Wednesday, April 20, 2011

Pliny the Elder

Unlike many of the prominent figures in Greek medicine, Pliny the Elder was a Roman. He was born in late AD 23, during the principate of Tiberius, a period of great political unrest, mutiny within the legions, and rivalries in the struggle for imperial power. His birthplace Novum Comum, a town mixed population in Transpadane Gaul.

He went to Rome at an early age. When he was about 23 years old he entered the army, serving in a campaign in Germany. Returning to Rome, he devoted himself to scholarly study and writing.

He complied an encyclopedic work dealing with around 900 herbs, The Natural History. It was published in AD 77, is the best surviving example of the genre.
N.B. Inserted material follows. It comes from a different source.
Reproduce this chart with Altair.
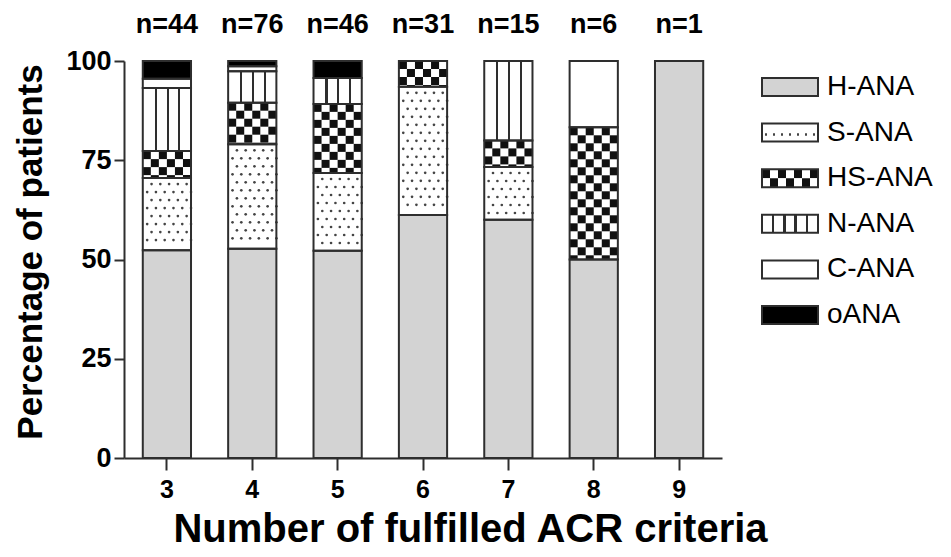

Its contents are much broader than we might expect since for him ‘natural history; encompassed all of life – not only the natural world of plants and animals but also astronomy, meteorology, medicine, geology, geography and much about human beings.

Written with somewhat less rigour and care for detail than was De Materia Medica, it reflected the use of folk medicines by those who could not afford the services of a physician and was more readable that the herbal of Dioscorides.

Though he was not a physician, he gave much attention to medical studies an as a compiler, has materially contributed to human knowledge of the profession among the ancients.

Pliny was less selective than Dioscorides and like Theophrastus, had no hesitation in incorporating magical and superstitious material.

For aver 500 years after the fall of Rome it was the principal source of medical knowledge in many parts of Europe.

Pliny’s death date is well known since he was killed in the eruption of Vesuvius in 79 CE.